Há, no entanto, outras análises sobre o possível impacto da medida no varejo. “Pode ser que isso impacte o mercado norte-americano, ainda que a diferença de preço do produto fabricado na China para o produto fabricado nos Estados Unidos ou na Europa seja muito grande. Então, isso vai gerar muito mais caixa para o governo americano do que, obrigatoriamente, ser danoso para as exportações chinesas. Até porque o câmbio na China é controlado”, aponta Roberto Kanter, economista e professor de MBAs da FGV.
Nesse sentido, o governo chinês poderia desvalorizar sua moeda para driblar o aumento tarifário. Em novembro do ano passado, já antevendo um possível aumento nas tarifas, as exportações da China para os Estados Unidos aumentaram 7% chegando a US$ 312 bilhões, segundo a administração alfandegária. Dada a dimensão do mercado norte-americano e da produção chinesa, uma mudança nessa dinâmica não afetaria apenas as suas economias.

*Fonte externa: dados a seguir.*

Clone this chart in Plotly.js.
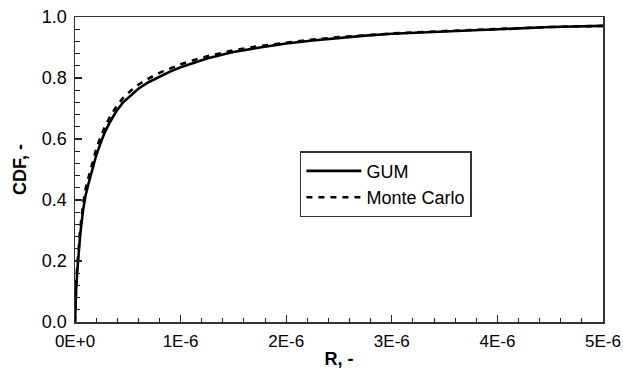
<!DOCTYPE html>
<html>
<head>
<meta charset="utf-8">
<script src="https://cdn.plot.ly/plotly-3.0.1.min.js"></script>
<style>
html,body{margin:0;padding:0;background:#fff;}
#chart{width:623px;height:373px;}
</style>
</head>
<body>
<div id="chart"></div>
<script>
// R values (x 1E-6) and CDF values
const rGum = [0, 0.005, 0.01, 0.02, 0.035, 0.05, 0.078, 0.1, 0.125, 0.15, 0.17, 0.2, 0.235, 0.28, 0.33, 0.39, 0.455, 0.53, 0.6, 0.7, 0.8, 0.9, 1.0, 1.1, 1.25, 1.4, 1.5, 1.75, 2.0, 2.25, 2.5, 2.75, 3.0, 3.5, 4.0, 4.5, 5.0];
const cdfGum = [0, 0.065, 0.10, 0.16, 0.23, 0.29, 0.37, 0.415, 0.45, 0.485, 0.51, 0.545, 0.58, 0.62, 0.655, 0.69, 0.72, 0.745, 0.765, 0.787, 0.805, 0.821, 0.835, 0.847, 0.864, 0.877, 0.885, 0.900, 0.913, 0.923, 0.932, 0.939, 0.945, 0.953, 0.961, 0.967, 0.971];
const rMC = [0, 0.005, 0.01, 0.02, 0.035, 0.05, 0.078, 0.1, 0.125, 0.15, 0.17, 0.2, 0.235, 0.28, 0.33, 0.39, 0.455, 0.53, 0.6, 0.7, 0.8, 0.9, 1.0, 1.1, 1.25, 1.4, 1.5, 1.75, 2.0, 2.25, 2.5, 2.75, 3.0, 3.5, 4.0, 4.5, 5.0];
const cdfMC = [0, 0.07, 0.11, 0.175, 0.245, 0.305, 0.39, 0.435, 0.47, 0.505, 0.53, 0.565, 0.60, 0.638, 0.672, 0.705, 0.735, 0.759, 0.778, 0.799, 0.817, 0.832, 0.845, 0.856, 0.871, 0.883, 0.891, 0.905, 0.916, 0.926, 0.934, 0.940, 0.946, 0.954, 0.961, 0.967, 0.971];
const xTickVals = [0, 1e-6, 2e-6, 3e-6, 4e-6, 5e-6];
const xTickText = ['0E+0', '1E-6', '2E-6', '3E-6', '4E-6', '5E-6'];
const seriesNames = ['GUM', 'Monte Carlo'];

const scale = v => v.map(x => x * 1e-6);

const traces = [
  {x: scale(rGum), y: cdfGum, name: seriesNames[0], mode: 'lines',
   line: {color: '#000', width: 2.6}},
  {x: scale(rMC), y: cdfMC, name: seriesNames[1], mode: 'lines',
   line: {color: '#000', width: 2.6, dash: '6px,6px'}}
];

const font = 'Liberation Sans, Arial, sans-serif';
const layout = {
  width: 623, height: 373,
  margin: {l: 75, r: 20, t: 17, b: 51},
  paper_bgcolor: '#fff', plot_bgcolor: '#fff',
  font: {family: font, size: 18, color: '#000'},
  showlegend: true,
  legend: {x: 0.426, y: 0.56, xanchor: 'left', yanchor: 'top',
    bgcolor: '#fff', bordercolor: '#333', borderwidth: 1.5, itemwidth: 55,
    font: {family: font, size: 18, color: '#000'}},
  xaxis: {
    range: [0, 5.00001e-6], tickmode: 'array', tickvals: xTickVals, ticktext: xTickText,
    ticks: 'inside', ticklen: 7, tickwidth: 1.2, tickcolor: '#222',
    minor: {dtick: 0.2e-6, ticks: 'inside', ticklen: 4.5, tickwidth: 1, tickcolor: '#222'},
    showline: true, linecolor: '#333', linewidth: 1.5, mirror: true,
    showgrid: false, zeroline: false, ticklabelstandoff: 3, ticklabeloverflow: 'allow',
    tickfont: {family: font, size: 17, color: '#000'},
    title: {text: 'R, -', font: {family: font, size: 18, color: '#000', weight: 'bold'}, standoff: 2}
  },
  yaxis: {
    range: [0, 1], dtick: 0.2, tickformat: '.1f',
    ticks: 'inside', ticklen: 7, tickwidth: 1.2, tickcolor: '#222',
    minor: {dtick: 0.04, ticks: 'inside', ticklen: 5, tickwidth: 1, tickcolor: '#222'},
    showline: true, linecolor: '#333', linewidth: 1.5, mirror: true,
    showgrid: false, zeroline: false, ticklabelstandoff: 3,
    tickfont: {family: font, size: 18, color: '#000'},
    title: {text: 'CDF, -', font: {family: font, size: 18, color: '#000', weight: 'bold'}, standoff: 10}
  }
};

Plotly.newPlot('chart', traces, layout, {displayModeBar: false, staticPlot: true});
</script>
</body>
</html>
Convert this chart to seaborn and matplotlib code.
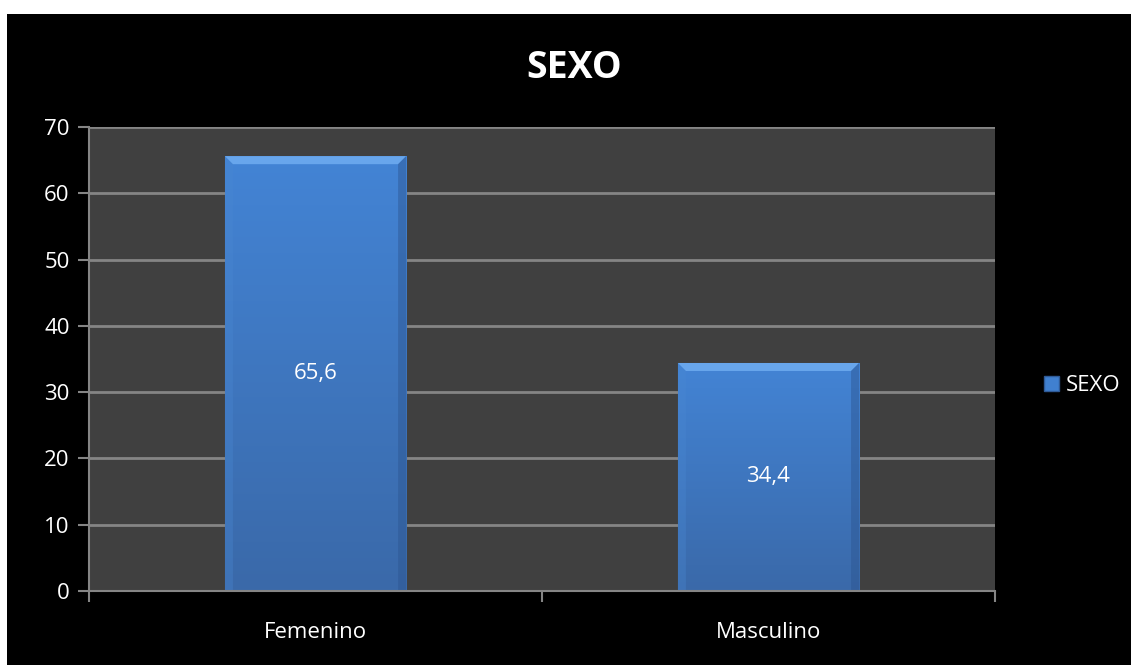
import numpy as np
import matplotlib
matplotlib.use('Agg')
import matplotlib.pyplot as plt
import matplotlib.patches as mpatches
import seaborn as sns

# datos del grafico
categorias = ['Femenino', 'Masculino']
porcentajes = [65.6, 34.4]
etiquetas = ['65,6', '34,4']
serie = 'SEXO'
y_ticks = [0, 10, 20, 30, 40, 50, 60, 70]

sns.set_style('dark')
plt.rcParams['font.family'] = ['Open Sans', 'DejaVu Sans']

fig = plt.figure(figsize=(11.31, 6.65), dpi=100, facecolor='white')
# fondo negro del area del grafico (borde blanco arriba e izquierda)
fig.patches.append(mpatches.Rectangle((7 / 1131, 0), 1 - 7 / 1131, 1 - 14 / 665,
                                      transform=fig.transFigure, facecolor='black',
                                      edgecolor='none', zorder=-10))

ax = fig.add_axes([0.0787, 0.1113, 0.8010, 0.6977])
ax.set_facecolor('#404040')

sns.barplot(x=categorias, y=porcentajes, color='#4080d0', width=0.40,
            saturation=1, linewidth=0, ax=ax, zorder=3)

ax.set_ylim(0, 70)
ax.set_xlim(-0.5, 1.5)
ax.set_yticks(y_ticks)
ax.grid(axis='y', color='#858585', linewidth=2, zorder=1)
ax.grid(axis='x', visible=False)
for lado in ['top', 'right']:
    ax.spines[lado].set_visible(False)
for lado in ['left', 'bottom']:
    ax.spines[lado].set_color('#858585')
    ax.spines[lado].set_linewidth(1.5)
    ax.spines[lado].set_zorder(4)

ax.tick_params(axis='y', colors='#858585', labelcolor='white', labelsize=16,
               length=8, width=1.5, direction='out', left=True, pad=6)
ax.set_xticks([-0.5, 0.5, 1.5], minor=False)
ax.set_xticklabels([])
ax.set_xticks([0, 1], minor=True)
ax.set_xticklabels(categorias, minor=True)
ax.tick_params(axis='x', which='major', colors='#858585', length=8, width=1.5,
               direction='out', bottom=True)
ax.tick_params(axis='x', which='minor', length=0, labelcolor='white',
               labelsize=16, pad=22)

# degradado y biselado de las barras
grad = np.linspace(0, 1, 256).reshape(-1, 1)
cmap = matplotlib.colors.LinearSegmentedColormap.from_list('b', ['#3a69a9', '#4384d5'])
inv = ax.transData.inverted()
for barra, txt in zip(ax.patches, etiquetas):
    x0, w, h = barra.get_x(), barra.get_width(), barra.get_height()
    img = ax.imshow(grad, extent=(x0, x0 + w, 0, h), aspect='auto', cmap=cmap,
                    origin='lower', zorder=3.5)
    img.set_clip_path(barra)
    # tamano del bisel en unidades de datos
    p0 = ax.transData.transform((x0, h))
    bx = inv.transform(p0 + np.array([8, 0]))[0] - x0
    by = h - inv.transform(p0 - np.array([0, 8]))[1]
    x1 = x0 + w
    top = mpatches.Polygon([(x0, h), (x1, h), (x1 - bx, h - by), (x0 + bx, h - by)],
                           closed=True, facecolor='#68a6ec', edgecolor='none', zorder=3.6)
    izq = mpatches.Polygon([(x0, h), (x0 + bx, h - by), (x0 + bx, 0), (x0, 0)],
                           closed=True, facecolor='#4a88d2', edgecolor='none', zorder=3.6, alpha=0.35)
    der = mpatches.Polygon([(x1, h), (x1 - bx, h - by), (x1 - bx, 0), (x1, 0)],
                           closed=True, facecolor='#2c5590', edgecolor='none', zorder=3.6, alpha=0.45)
    for p in (top, izq, der):
        ax.add_patch(p)
    ax.text(x0 + w / 2, h / 2, txt, ha='center', va='center', color='white',
            fontsize=16, zorder=5)

ax.set_xlim(-0.5, 1.5)
ax.set_ylim(0, 70)

fig.text(0.508, 0.898, serie, ha='center', va='center', color='white',
         fontsize=27, fontweight='bold')

handle = mpatches.Patch(facecolor='#4080d0', edgecolor='#2f5a96')
leg = fig.legend([handle], [serie], loc='center left', bbox_to_anchor=(0.905, 0.42),
                 frameon=False, fontsize=16, handlelength=0.7, handleheight=0.7,
                 handletextpad=0.3, labelcolor='white')

fig.savefig('out.png', dpi=100, facecolor=fig.get_facecolor())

“Se os EUA promoverão políticas que dificultam as importações, quem exportava para lá, ao perder parte do mercado americano, buscará outros países para desovar a produção. O Brasil é um dos primeiros da lista, quer pelas dezenas de tratados assinados com a China no recente evento do G20, no Rio de Janeiro, quer pela evolução dos investimentos chineses no Brasil, há anos”, defende Jorge Gonçalves Filho, presidente do Instituto para Desenvolvimento do Varejo (IDV). Nesse sentido, o tamanho do impacto no mercado interno dependeria das políticas adotadas pelo governo brasileiro.
Para Eduardo Yamashita, diretor de operações da Gouvêa Ecosystem, uma mudança no modelo norte-americano resultaria em um cenário parecido com o brasileiro. “De saída, esperamos uma redução desse fluxo de cross-border. Definitivamente, não vai acabar. Até pelo tamanho do sortimento, variedade, competitividade de preços, mesmo com impostos. Mas ele tende, sim, a desincentivar esse consumo. Uma vez desincentivado, é claro que o consumidor passa a dar preferência para o consumo local, assim como tem acontecido aqui no Brasil”, explica.